I am speaking from experience. When my Pixel 1 stopped receiving software updates a few years ago, I figured I’d try installing Lineage OS, one of the most popular custom ROMs. I did research beforehand and read multiple installation guides. I downloaded everything I would need in advance and organized it into folders so I knew what to do. I made it about two-thirds of the way through the process before I did something wrong and bricked the phone. 

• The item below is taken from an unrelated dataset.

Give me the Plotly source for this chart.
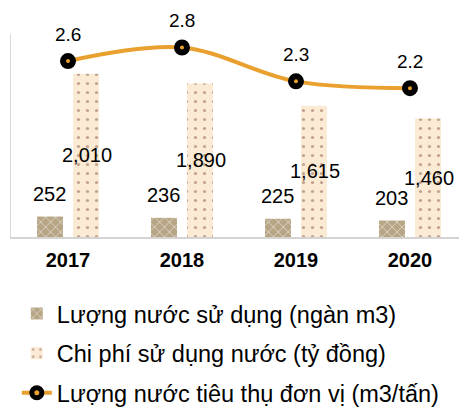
import plotly.graph_objects as go

# Water usage data by year
years = ["2017", "2018", "2019", "2020"]
water_volume = [252, 236, 225, 203]          # ngàn m3
water_cost = [2010, 1890, 1615, 1460]        # tỷ đồng
unit_consumption = [2.6, 2.8, 2.3, 2.2]      # m3/tấn

volume_labels = ["252", "236", "225", "203"]
cost_labels = ["2,010", "1,890", "1,615", "1,460"]
unit_labels = ["2.6", "2.8", "2.3", "2.2"]

FONT = "Arial, Liberation Sans, sans-serif"
TAN = "#B7A586"
BEIGE = "#FBEAD4"
ORANGE = "#E9A02E"

BAR_W = 0.228
fig = go.Figure()

fig.add_trace(go.Bar(
    x=years, y=water_volume, name="Lượng nước sử dụng (ngàn m3)",
    width=BAR_W, offset=-0.272,
    marker=dict(color=TAN, line=dict(width=0),
                pattern=dict(shape="x", fgcolor="white", bgcolor=TAN,
                             size=7, solidity=0.25)),
    legendgroup="a",
))
fig.add_trace(go.Bar(
    x=years, y=water_cost, name="Chi phí sử dụng nước (tỷ đồng)",
    width=BAR_W, offset=0.044,
    marker=dict(color=BEIGE, line=dict(width=0),
                pattern=dict(shape=".", fgcolor="#8A5A4A", bgcolor=BEIGE,
                             size=9, solidity=0.1)),
    legendgroup="b",
))
fig.add_trace(go.Scatter(
    x=years, y=unit_consumption, name="Lượng nước tiêu thụ đơn vị (m3/tấn)",
    yaxis="y2", mode="lines+markers",
    line=dict(color=ORANGE, width=4, shape="spline", smoothing=1),
    marker=dict(size=10, color=ORANGE, line=dict(color="black", width=6)),
    legendgroup="c",
))

annotations = []
for i, (v, t) in enumerate(zip(water_volume, volume_labels)):
    annotations.append(dict(x=i - 0.158, y=v, xref="x", yref="y", text=t,
                            showarrow=False, yshift=23,
                            font=dict(family=FONT, size=20, color="black")))
for i, (v, t) in enumerate(zip(water_cost, cost_labels)):
    annotations.append(dict(x=i + 0.17, y=v / 2, xref="x", yref="y", text=t,
                            showarrow=False,
                            font=dict(family=FONT, size=20, color="black")))
for i, (v, t) in enumerate(zip(unit_consumption, unit_labels)):
    annotations.append(dict(x=i, y=v, xref="x", yref="y2", text=t,
                            showarrow=False, yshift=27,
                            font=dict(family=FONT, size=19, color="black")))

fig.update_layout(
    width=459, height=412,
    margin=dict(l=11, r=0, t=34, b=175, autoexpand=False),
    paper_bgcolor="white", plot_bgcolor="white",
    barmode="overlay",
    showlegend=True,
    font=dict(family=FONT, color="black"),
    xaxis=dict(type="category", range=[-0.5, 3.43],
               showline=True, linecolor="#D4D4D4", linewidth=2,
               showgrid=False, zeroline=False, ticks="",
               ticklabelstandoff=4,
               tickfont=dict(family=FONT, size=20, color="black", weight="bold")),
    yaxis=dict(range=[0, 2500], showline=True, linecolor="#D9D9D9", linewidth=1,
               showgrid=False, zeroline=False, showticklabels=False, ticks=""),
    yaxis2=dict(range=[0, 3], overlaying="y", side="right", visible=False,
                showgrid=False, zeroline=False),
    legend=dict(orientation="v", x=0.013, xanchor="left", y=-0.27, yanchor="top",
                traceorder="grouped", tracegroupgap=6,
                font=dict(family=FONT, size=23.5, color="black"),
                bgcolor="rgba(0,0,0,0)"),
    annotations=annotations,
)

fig.write_html("out.html")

Several of my colleagues at Motherboard have all had similar experiences trying to install custom ROMs on Android devices over the years. Motherboard editor Jason Koebler spent two full evenings installing SailfishOS, only to find that certain features on the phone no longer worked. He never used the phone again. Senior staff writer Lorenzo Franceschi-Bicchierai enlisted the help of an older cousin, a computer science graduate and IT professional. Together, they almost bricked the phone, and after hours of researching online guides and forums, managed to restore the phone to its original state. But they gave up on installing the custom ROM. 

There are other problems with custom ROMs. For one, most financial services apps won’t work on a custom ROM for security reasons, so you can’t use that phone for banking or sending money to friends, which a lot of people use phones for. Second, custom ROMs can be buggy, dependent as they are on volunteer developers. Sometimes they work well, other times they don’t, but if they do not happen to work particularly well or have issues with a specific app you will not get any support from the company that makes that app.

This isn’t to say custom ROMs are never worth installing, or that some people don't like custom ROMs better than stock Android. I may give it another try on my now-defunct Pixel 3, but only after I move my SIM card over to my new iPhone. To me, custom ROMs are a potential path to extending the life of an old phone as a secondary device, for example to use only for listening to music or podcasts when I don’t want to otherwise be Online. There is nothing wrong with custom ROMs as a tinkerer’s hobby. But they are a niche community for experimenters and people who like futzing with their phones. They are not a systemic solution to megacorporations treating smartphones like disposable junk.